A few months ago, as analysts fought to drop their GDP forecasts to new lows, few people believed that China would hit the magic figure of 8% growth this year. With signs that the construction meltdown is bottoming out, we can expect those same analysts to start pushing their forecasts back up. If China does hit the magic 8%, perhaps Armageddon isn’t nigh after all.
But the real question is where this mystery obsession with 8% came from. Sure, 8 is a lucky number in China – but how does that explain the near universal acceptance that China requires 8% growth to create a sufficient number of jobs and secure social stability?
In the past we have been told that 7-9% was the key to ensuring peace and stability. But we have now heard 8% so many times that it has gained a mystical ring of truth. It is particularly popular with foreigner commentators, who nod their heads wisely and incant the magic 8 whenever a new story about migrant layoffs or falling exports hits the headlines.
The basis for these views appears to be that the legitimacy of the Communist Party rests solely on delivering fast economic growth – a simplistic idea that fails to appreciate the resilience of the party-state and the capacity of ordinary Chinese people to put up with hardship.

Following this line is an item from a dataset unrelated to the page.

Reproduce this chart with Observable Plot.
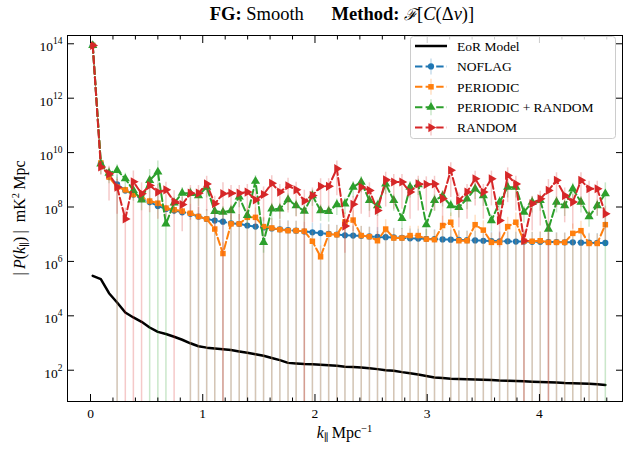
<!DOCTYPE html>
<html><head><meta charset="utf-8">
<script src="https://cdn.jsdelivr.net/npm/d3@7"></script>
<script src="https://cdn.jsdelivr.net/npm/@observablehq/plot@0.6"></script>
<style>
html,body{margin:0;padding:0;background:#fff;}
svg text{font-family:"Liberation Serif","DejaVu Serif",serif;}
</style></head><body><div id="chart"></div>
<script>
// k_parallel values (Mpc^-1)
const kPar = [0.02,0.092,0.165,0.237,0.31,0.382,0.455,0.527,0.6,0.672,0.745,0.817,0.89,0.962,1.035,1.107,1.18,1.252,1.325,1.397,1.47,1.542,1.615,1.687,1.76,1.832,1.905,1.977,2.05,2.122,2.195,2.267,2.34,2.412,2.485,2.557,2.63,2.702,2.775,2.847,2.92,2.992,3.065,3.137,3.21,3.282,3.355,3.427,3.5,3.572,3.645,3.717,3.79,3.862,3.935,4.007,4.08,4.152,4.225,4.297,4.37,4.442,4.515,4.587];

// log10 |P(k)|
const eorLog = [5.47,5.35,4.83,4.49,4.12,3.94,3.78,3.57,3.41,3.33,3.23,3.12,2.99,2.88,2.83,2.80,2.77,2.74,2.69,2.64,2.59,2.53,2.45,2.37,2.27,2.25,2.23,2.22,2.20,2.18,2.16,2.13,2.12,2.10,2.07,2.04,2.00,1.98,1.93,1.89,1.84,1.79,1.73,1.71,1.69,1.68,1.67,1.66,1.65,1.64,1.62,1.61,1.60,1.59,1.58,1.57,1.56,1.55,1.53,1.52,1.51,1.50,1.48,1.46];
const noflagLog = [13.94,9.60,9.12,8.83,8.61,8.46,8.30,8.18,8.04,7.93,7.87,7.81,7.75,7.65,7.56,7.50,7.46,7.40,7.38,7.32,7.28,7.25,7.21,7.18,7.15,7.13,7.10,7.07,7.04,7.01,6.99,6.96,6.95,6.94,6.92,6.90,6.89,6.88,6.87,6.85,6.84,6.83,6.82,6.81,6.80,6.79,6.78,6.77,6.76,6.75,6.74,6.74,6.73,6.73,6.72,6.72,6.71,6.71,6.70,6.70,6.69,6.69,6.68,6.68];
const periodicLog = [13.94,9.62,9.10,8.73,8.63,8.46,8.36,8.22,8.14,7.96,7.90,7.85,7.77,7.65,7.56,7.19,6.29,7.38,7.38,7.62,7.62,7.28,7.23,7.17,7.13,7.13,7.11,6.74,6.17,7.00,6.98,7.45,7.52,6.95,6.91,6.76,7.19,6.86,6.86,6.95,6.95,6.82,6.80,7.32,7.44,6.76,6.76,7.35,7.15,6.70,6.70,7.28,7.44,6.75,6.74,6.76,6.70,6.70,6.70,7.03,7.13,6.66,6.66,7.35];
const perRandLog = [13.94,9.59,9.25,9.35,9.04,8.61,8.26,8.98,9.29,7.38,8.15,8.51,8.50,8.42,8.73,7.84,7.81,7.87,8.37,7.69,8.95,6.70,7.93,7.93,8.27,8.05,7.85,8.42,7.87,7.84,8.09,8.12,8.73,8.92,8.24,8.05,8.85,8.24,7.58,8.73,8.82,7.35,8.24,8.40,8.05,7.99,8.30,8.67,8.42,7.50,8.18,8.73,8.73,7.81,8.18,8.24,7.19,8.18,8.05,8.67,8.18,7.65,8.05,8.49];
const randomLog = [13.94,9.47,9.22,8.73,7.56,8.93,8.49,8.79,8.55,8.63,8.20,8.09,8.51,8.51,8.85,8.12,8.49,8.51,8.51,8.55,8.26,8.46,8.87,8.55,8.78,8.63,8.22,8.42,8.76,8.76,9.41,7.30,8.10,8.73,8.61,7.87,9.00,8.92,8.92,8.55,8.85,8.83,8.85,8.30,9.35,8.24,8.55,9.04,8.55,9.04,7.50,9.16,8.85,6.76,8.12,8.30,8.61,8.98,8.42,8.18,8.98,8.67,8.67,7.75];

// relative 1-sigma errors (sigma / value)
const noflagErr = [0.3,0.3,0.3,1.2,0.3,0.3,0.3,0.3,0.3,0.3,0.3,0.3,1.2,1.2,1.2,1.2,1.2,1.2,1.2,1.2,1.2,1.2,1.2,1.2,1.2,1.2,1.2,1.2,1.2,1.2,1.2,1.2,1.2,1.2,1.2,1.2,1.2,1.2,1.2,1.2,1.2,1.2,1.2,1.2,1.2,1.2,1.2,1.2,1.2,1.2,1.2,1.2,1.2,1.2,1.2,1.2,1.2,1.2,1.2,1.2,1.2,1.2,1.2,0.3];
const periodicErr = [0.3,0.3,0.3,1.2,0.3,0.3,0.3,0.3,0.3,0.3,0.3,0.3,1.2,1.2,1.2,1.2,1.5,1.2,1.2,1.2,1.2,1.2,1.2,1.2,1.2,1.2,1.2,1.2,1.5,1.2,1.2,1.2,1.2,1.2,1.2,1.2,1.2,1.2,1.2,1.2,1.2,1.2,1.2,1.2,1.2,1.2,1.2,1.2,1.2,1.2,1.2,1.2,1.2,1.2,1.2,1.2,1.2,1.2,1.2,1.2,1.2,1.2,1.2,0.3];
const perRandErr = [0.3,0.6,0.6,0.6,0.6,0.6,0.6,1.5,1.5,1.5,0.6,0.6,0.6,0.6,0.6,0.6,0.6,0.6,0.6,0.6,0.6,0.6,0.6,0.6,0.6,0.6,0.6,0.6,0.6,0.6,0.6,0.6,0.6,0.6,0.6,0.6,0.6,0.6,0.6,0.6,0.6,0.6,0.6,0.6,0.6,0.6,0.6,0.6,0.6,0.6,0.6,0.6,0.6,0.6,0.6,0.6,0.6,0.6,0.6,0.6,0.6,0.6,0.6,1.5];
const randomErr = [0.3,0.5,0.9,0.9,1.5,1.5,1.5,0.9,0.9,0.9,1.5,0.9,0.9,0.9,0.9,0.9,1.5,0.9,0.9,0.9,0.9,0.9,0.9,0.9,0.9,0.9,1.5,0.9,0.9,0.9,0.9,0.9,0.9,0.9,0.9,0.9,0.9,0.9,0.9,0.9,0.9,0.9,0.9,0.9,0.9,0.9,0.9,0.9,0.9,0.9,0.9,0.9,0.9,1.5,0.9,0.9,1.5,0.9,0.9,0.9,0.9,0.9,0.9,0.9];

const seriesNames = ["NOFLAG","PERIODIC","PERIODIC + RANDOM","RANDOM"];
const seriesColors = ["#1f77b4","#ff7f0e","#2ca02c","#d62728"];
const seriesSymbols = ["circle","square","triangle","triangle"];
const seriesRotate = [0,0,0,90];
const seriesRadius = [3.1,3.1,3.4,3.4];
const seriesLogs = [noflagLog, periodicLog, perRandLog, randomLog];
const seriesErrs = [noflagErr, periodicErr, perRandErr, randomErr];

const xMajor = [0,1,2,3,4];
const xMinor = [0.2,0.4,0.6,0.8,1.2,1.4,1.6,1.8,2.2,2.4,2.6,2.8,3.2,3.4,3.6,3.8,4.2,4.4,4.6];
const yMajor = [1e2,1e4,1e6,1e8,1e10,1e12,1e14];

const yMin = 10 ** 0.85, yMax = 10 ** 14.305;

const eorRows = kPar.map((k, i) => ({k, v: 10 ** eorLog[i]}));
const seriesRows = seriesLogs.map((logs, s) => kPar.map((k, i) => {
  const v = 10 ** logs[i], e = v * seriesErrs[s][i];
  const lo = v - e;
  return {k, v, lo: lo > yMin ? lo : yMin / 10, hi: v + e};
}));

const marks = [
  Plot.lineY(eorRows, {x: "k", y: "v", stroke: "black", strokeWidth: 2.5})
];
seriesRows.forEach((rows, s) => {
  marks.push(Plot.ruleX(rows, {x: "k", y1: "lo", y2: "hi", stroke: seriesColors[s], strokeOpacity: 0.25, strokeWidth: 1.5, clip: true}));
  marks.push(Plot.lineY(rows, {x: "k", y: "v", stroke: seriesColors[s], strokeWidth: 2, strokeDasharray: "7.4,3.2"}));
  marks.push(Plot.dot(rows, {x: "k", y: "v", symbol: seriesSymbols[s], rotate: seriesRotate[s], r: seriesRadius[s], fill: seriesColors[s], stroke: "none"}));
});
marks.push(
  Plot.frame({stroke: "black", strokeWidth: 1}),
  Plot.axisX({anchor: "bottom", ticks: xMajor, tickSize: -7, tickPadding: 14, label: null, fontSize: 13.5, tickFormat: d => String(d)}),
  Plot.axisX({anchor: "bottom", ticks: xMinor, tickSize: -3.5, tickFormat: () => "", label: null}),
  Plot.axisX({anchor: "top", ticks: xMajor, tickSize: -7, tickFormat: () => "", label: null}),
  Plot.axisX({anchor: "top", ticks: xMinor, tickSize: -3.5, tickFormat: () => "", label: null}),
  Plot.axisY({anchor: "left", ticks: yMajor, tickSize: -7, tickPadding: 12, label: null, fontSize: 13.5, className: "ylab", tickFormat: d => String(Math.round(Math.log10(d)))}),
  Plot.axisY({anchor: "right", ticks: yMajor, tickSize: -7, tickFormat: () => "", label: null})
);

const chart = Plot.plot({
  width: 630, height: 451,
  marginLeft: 67, marginRight: 8, marginTop: 35, marginBottom: 50,
  style: {background: "white", color: "black", fontFamily: "Liberation Serif, DejaVu Serif, serif"},
  x: {domain: [-0.205, 4.74]},
  y: {type: "log", domain: [yMin, yMax]},
  marks
});
document.getElementById("chart").appendChild(chart);

const svg = d3.select(chart);
// superscript y tick labels
svg.selectAll("g.ylab text").each(function () {
  const t = d3.select(this);
  const e = t.text();
  t.text("");
  t.append("tspan").attr("dy", "3").text("10");
  t.append("tspan").attr("dy", "-7").attr("font-size", "9.5px").text(e);
});

const serif = "Liberation Serif, DejaVu Serif, serif";
// title
const title = svg.append("text").attr("x", 342).attr("y", 20).attr("text-anchor", "middle")
  .attr("font-size", "18.5px").attr("font-family", serif).attr("fill", "black");
title.append("tspan").attr("font-weight", "bold").text("FG:");
title.append("tspan").text(" Smooth\u2003\u2002");
title.append("tspan").attr("font-weight", "bold").text("Method:");
title.append("tspan").text(" ");
title.append("tspan").attr("font-family", "DejaVu Serif, serif").attr("font-style", "italic").attr("font-size", "16px").text("\u2131");
title.append("tspan").text("[");
title.append("tspan").attr("font-style", "italic").text("C");
title.append("tspan").text("(\u0394");
title.append("tspan").attr("font-style", "italic").text("\u03bd");
title.append("tspan").text(")]");

// x label
const xl = svg.append("text").attr("x", 344.5).attr("y", 438).attr("text-anchor", "middle")
  .attr("font-size", "16px").attr("font-family", serif);
xl.append("tspan").attr("font-style", "italic").text("k");
xl.append("tspan").attr("dy", 3).attr("font-size", "10.5px").text("\u2225");
xl.append("tspan").attr("dy", -3).text("\u2009Mpc");
xl.append("tspan").attr("dy", -6).attr("font-size", "10.5px").text("\u22121");

// y label
const yl = svg.append("text").attr("transform", "translate(25,218) rotate(-90)").attr("text-anchor", "middle")
  .attr("font-size", "16px").attr("font-family", serif);
yl.append("tspan").text("|\u2009");
yl.append("tspan").attr("font-style", "italic").text("P");
yl.append("tspan").text("(");
yl.append("tspan").attr("font-style", "italic").text("k");
yl.append("tspan").attr("dy", 3).attr("font-size", "10.5px").text("\u2225");
yl.append("tspan").attr("dy", -3).text(")\u2009|\u2002mK");
yl.append("tspan").attr("dy", -6).attr("font-size", "10.5px").text("2");
yl.append("tspan").attr("dy", 6).text("\u2009Mpc");

// legend
const lg = svg.append("g");
lg.append("rect").attr("x", 410.5).attr("y", 36.5).attr("width", 205).attr("height", 102).attr("rx", 3)
  .attr("fill", "white").attr("fill-opacity", 0.8).attr("stroke", "#cccccc");
const legendItems = [{name: "EoR Model", color: "black"}].concat(seriesNames.map((n, s) => ({name: n, color: seriesColors[s], s})));
legendItems.forEach((it, j) => {
  const y = 46 + j * 20.4;
  if (it.s === undefined) {
    lg.append("line").attr("x1", 415).attr("x2", 447).attr("y1", y).attr("y2", y).attr("stroke", "black").attr("stroke-width", 2.5);
  } else {
    lg.append("line").attr("x1", 431).attr("x2", 431).attr("y1", y - 8).attr("y2", y + 8).attr("stroke", it.color).attr("stroke-opacity", 0.25).attr("stroke-width", 1.5);
    lg.append("line").attr("x1", 415).attr("x2", 447).attr("y1", y).attr("y2", y).attr("stroke", it.color).attr("stroke-width", 2).attr("stroke-dasharray", "7.4,3.2");
    const sym = {circle: d3.symbolCircle, square: d3.symbolSquare, triangle: d3.symbolTriangle}[seriesSymbols[it.s]];
    const r = seriesRadius[it.s];
    lg.append("path").attr("d", d3.symbol(sym, Math.PI * r * r)())
      .attr("transform", `translate(431,${y}) rotate(${seriesRotate[it.s]})`).attr("fill", it.color);
  }
  lg.append("text").attr("x", 457).attr("y", y).attr("dy", "0.35em").attr("text-anchor", "start")
    .attr("font-size", "13.5px").attr("font-family", serif).text(it.name);
});
</script></body></html>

Some of this is motivated by ideology: many Western critics of Beijing seem to believe that living under authoritarian rule is so painful that ordinary citizens are itching to rise up – if only the material benefits were not so compelling. Ipso facto slowing growth means more unrest.
Why is there no magic growth number in India and Brazil? The difference is that other big developing economies are democratic, so political legitimacy is not regarded as an issue.
But the vast majority of Chinese citizens are not strongly opposed to the current political system, although they might moan about specific problems. There is no evidence that a few years of sub-8% growth is likely to send the average, apolitical citizen out onto the street in revolt.
If anything, the opposite is true.
Between 1995 and 2005, China’s state enterprises shed 50 million jobs. At the height of this massive industrial restructuring, the true (unreported) growth rate stagnated at around 5.5% for three years in a row. The laid-off workers lost what they had believed were jobs for life, which also provided them with food, education, health care and pensions. They had few skills and were effectively unemployable elsewhere.
Inevitably there were protests, particularly in the hard-hit northeast – but these were aimed at specific factories rather than the government or political system in general. And no serious damage was done to the national social fabric.
Past experience, then, suggests that temporary economic hardship is likely to provoke isolated protests but no widespread social or political tensions. Why should things be different this time round?
The most vulnerable people are migrants working in export factories and on construction sites. They are accustomed to finding work where they can get it and many have been laid off before. And unlike workers in state-owned enterprises, they do not present an organized labor threat and have the security of the family farm to return to.
The next few years will be tough for migrant workers and the Chinese economy. But don’t expect a revolution if the economy doesn’t hit the magic 8%.